Image: date and source not known.
The style of these modified gow jobs (they wouldn’t be called hot rods until after WWII) and the homes could be from 1939.
See a short version of the origin of the gow job term here: http://www.aghistory.org/from-gow-jobs-to-hot-rods-2/ .
Here’s a longer post with some comments: https://www.jalopyjournal.com/forum/threads/gow-job.34415/ .
“In 1939, a 17-year old girl living in California decided to embark on a monumental bike trip across the country. The World’s Fair in New York City was her destination. That girl was award winning photojournalist and filmmaker Ruth Orkin (1921-1985).
“Orkin grew up in Hollywood in the 1920s and 1930s, and at the age of 10, received her first camera, a 39¢ Univex. She began by photographing her friends and teachers at school. Obsessed with traveling after three cross country train trips with her family, she took a job as a teenager at a travel agency in 1937. When a pamphlet for American Youth Hostels arrived in the mail one day at work, offering cheap lodging and cooking facilities for travelers journeying by foot or bicycle, the call for adventure was too great to resist.
“At 16, Orkin took her first Youth Hostel trip to San Francisco, and the following year somehow convinced her parents to let her bicycle across the country. Multiple newspapers carried the story of this 17-year old on a cross country tour of U.S. Youth Hostels. While she had actually hitchhiked from LA to Chicago, and then Chicago to New York – equally adventurous and kind of crazy — Orkin later wrote in her book, A Photo Journal, published in 1981, ‘The bicycling was done while I was sightseeing in each city: Chicago, New York, Philadelphia, Washington, DC, and Boston. I also biked the smaller distances between the four eastern cities and while hosteling through four New England states. All in all I biked a total of 2000 miles during those four months!’”
Excerpts and photo from https://styleofsport.com/ruth-orkin-bike-trip/# .
“During a Dec. 10, 1939, election, Los Angeles City Proposition No. 3, banning pinball games, passed with about 161,000 votes for and 113,000 against. The Los Angeles Times reported the next morning:
Pin-ball games, marble boards, scoop claws and similar devices, under the ordinance approved yesterday by the people, will be declared nuisances in public places, and therefore subject to seizure by the police.
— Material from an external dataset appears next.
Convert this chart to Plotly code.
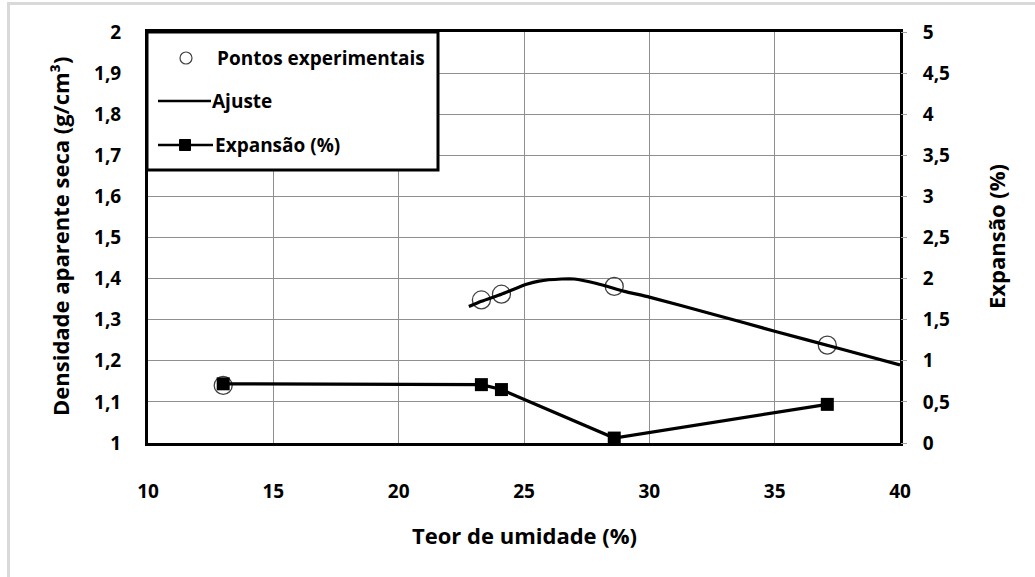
import plotly.graph_objects as go

# ---- data ----
moisture = [13.0, 23.3, 24.1, 28.6, 37.1]
density = [1.14, 1.348, 1.362, 1.381, 1.238]
expansion = [0.72, 0.71, 0.65, 0.06, 0.47]
fit_x = [22.8, 23.3, 24.1, 25.1, 25.6, 26.5, 27.0, 27.9, 29.0, 30.0, 32.5, 35.0, 37.5, 40.0]
fit_y = [1.332, 1.345, 1.362, 1.386, 1.394, 1.399, 1.399, 1.388, 1.369, 1.355, 1.314, 1.272, 1.231, 1.19]

x_ticks = [10, 15, 20, 25, 30, 35, 40]
y_ticks = [1.0, 1.1, 1.2, 1.3, 1.4, 1.5, 1.6, 1.7, 1.8, 1.9, 2.0]
y_labels = ["1", "1,1", "1,2", "1,3", "1,4", "1,5", "1,6", "1,7", "1,8", "1,9", "2"]
y2_ticks = [0, 0.5, 1, 1.5, 2, 2.5, 3, 3.5, 4, 4.5, 5]
y2_labels = ["0", "0,5", "1", "1,5", "2", "2,5", "3", "3,5", "4", "4,5", "5"]

legend_labels = ["Pontos experimentais", "Ajuste", "Expansão (%)"]
x_title = "Teor de umidade (%)"
y_title = "Densidade aparente seca (g/cm³)"
y2_title = "Expansão (%)"

W, H = 1035, 577
L, R, T, B = 148, 135, 32, 134
PW, PH = W - L - R, H - T - B

def px(xp):
    return (xp - L) / PW

def py(yp):
    return (H - B - yp) / PH

FONT = "Open Sans"
tick_font = dict(family=FONT, size=19, color="black", weight="bold")
title_font = dict(family=FONT, size=22, color="black", weight="bold")

fig = go.Figure()

fig.add_trace(go.Scatter(
    x=moisture, y=density, mode="markers", showlegend=False,
    marker=dict(symbol="circle-open", size=18, color="#404040", line=dict(width=1.3, color="#404040")),
    xaxis="x", yaxis="y"))
fig.add_trace(go.Scatter(
    x=fit_x, y=fit_y, mode="lines", showlegend=False,
    line=dict(color="black", width=3.2, shape="spline", smoothing=0.4),
    xaxis="x", yaxis="y"))
fig.add_trace(go.Scatter(
    x=moisture, y=expansion, mode="lines+markers", showlegend=False,
    line=dict(color="black", width=3.2),
    marker=dict(symbol="square", size=13, color="black"),
    xaxis="x", yaxis="y2"))

grid = "#8f8f8f"
fig.update_layout(
    width=W, height=H,
    margin=dict(l=L, r=R, t=T, b=B),
    paper_bgcolor="white", plot_bgcolor="white",
    showlegend=False,
    xaxis=dict(range=[10, 40], tickvals=x_ticks, ticktext=[str(v) for v in x_ticks],
               showgrid=True, gridcolor=grid, gridwidth=1, zeroline=False,
               showline=True, linecolor="black", linewidth=3, mirror=True,
               ticks="", tickfont=tick_font, ticklabelstandoff=29),
    yaxis=dict(range=[1, 2], tickvals=y_ticks, ticktext=y_labels,
               showgrid=True, gridcolor=grid, gridwidth=1, zeroline=False,
               showline=True, linecolor="black", linewidth=3, mirror=True,
               ticks="", tickfont=tick_font, ticklabelstandoff=20),
    yaxis2=dict(range=[0, 5], tickvals=y2_ticks, ticktext=y2_labels, overlaying="y", side="right",
                showgrid=False, zeroline=False, showline=False,
                ticks="outside", ticklen=6, tickcolor="#a0a0a0", tickwidth=1,
                tickfont=tick_font, ticklabelstandoff=12),
)

shapes = []
# outer light border
shapes.append(dict(type="rect", xref="paper", yref="paper",
                   x0=px(8.5), x1=px(1045), y0=py(590), y1=py(3.5),
                   line=dict(color="#d9d9d9", width=3), fillcolor="rgba(0,0,0,0)", layer="below"))
# legend box
shapes.append(dict(type="rect", xref="paper", yref="paper",
                   x0=px(147), x1=px(438), y0=py(170), y1=py(32),
                   line=dict(color="black", width=3), fillcolor="white", layer="above"))
# legend samples
shapes.append(dict(type="circle", xref="paper", yref="paper",
                   x0=px(180), x1=px(192), y0=py(64), y1=py(52),
                   line=dict(color="#404040", width=1.2), fillcolor="white", layer="above"))
shapes.append(dict(type="line", xref="paper", yref="paper",
                   x0=px(158), x1=px(211), y0=py(101), y1=py(101),
                   line=dict(color="black", width=2.5), layer="above"))
shapes.append(dict(type="line", xref="paper", yref="paper",
                   x0=px(158), x1=px(213), y0=py(145), y1=py(145),
                   line=dict(color="black", width=2.5), layer="above"))
shapes.append(dict(type="rect", xref="paper", yref="paper",
                   x0=px(179.5), x1=px(190.5), y0=py(150.5), y1=py(139.5),
                   line=dict(color="black", width=1), fillcolor="black", layer="above"))
fig.update_layout(shapes=shapes)

ann = []
leg_font = dict(family=FONT, size=19, color="black", weight="bold")
for label, yy, xx in zip(legend_labels, [58, 101, 145], [215, 210, 213]):
    ann.append(dict(text=label, xref="paper", yref="paper", x=px(xx), y=py(yy),
                    xanchor="left", yanchor="middle", showarrow=False, font=leg_font))
ann.append(dict(text=x_title, xref="paper", yref="paper", x=px(524), y=py(535),
                xanchor="center", yanchor="middle", showarrow=False, font=title_font))
ann.append(dict(text=y_title, xref="paper", yref="paper", x=px(60), y=py(237),
                xanchor="center", yanchor="middle", showarrow=False, font=title_font, textangle=-90))
ann.append(dict(text=y2_title, xref="paper", yref="paper", x=px(996), y=py(237),
                xanchor="center", yanchor="middle", showarrow=False, font=title_font, textangle=-90))
fig.update_layout(annotations=ann)

fig.write_html("out.html")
The ordinance had a substantial majority…
Mayor Bowron and his Police Commission urged the adoption of the anti pin-ball law on the grounds that the machines are used for petty gambling, so widespread that the police are totally insufficient in number to enforce the law.”
Excerpt and 1940 image from Los Angeles Times newspaper at http://framework.latimes.com/2013/07/13/pinball-games-banned-in-l-a/ .
The December 10 election date might not be correct as that was a Sunday in 1939.
Image: circa 1939 based on the newspaper ad for new nylon bristled toothbrushes. From https://www.flickr.com/photos/chris-warren-photos/6479899635 .
Location appears to be Santa Monica.
“The USC Trojans’ speedy right halfback BOBBY ROBERTSON (# 28), who ended up directly involved in the most pivotal play of the entire contest late in the fourth quarter, finds himself confronted by a trio of determined UCLA Bruins tacklers — defensive back KENNY WASHINGTON (# 13), linebacker BILL OVERLIN (# 5) as well as left end WOODY STRODE (# 27) — during the legendary Pacific Coast Conference title game between two nationally-ranked, unbeaten ball clubs that was witnessed by a record-breaking crowd at the Los Angeles Memorial Coliseum in southern California.”
Caption and photo (with defects) from https://lvironpigs.wordpress.com/2015/01/04/1939-ucla-vs-usc/ . Read about all the game details at the link.
Score: 0-0 tie at the December 9, 1939 game.
Images: Deep Well Ranch, interior: California State Library, Mott Studios, 1936-1939 via http://www.paulrwilliamsproject.org/gallery/deep-well-ranch-palm-springs-ca/ .
“America’s fascination with cowboys and the West has been part of our popular culture for more than a century. Capitalizing on this interest, Hollywood film studios produced hundreds of movies that romanticized cattle ranching and cowboy life. Ironically the majority of movie executives, directors and scriptwriters making these Westerns were ignorant of western life but this lack of knowledge did not stop them from creating hosts of fictional film heroes. During the Great Depression, when ordinary Americans only dreamed of the excitement seen on the movie screen, the wealthy could experience the western life by staying at a dude or guest ranch.”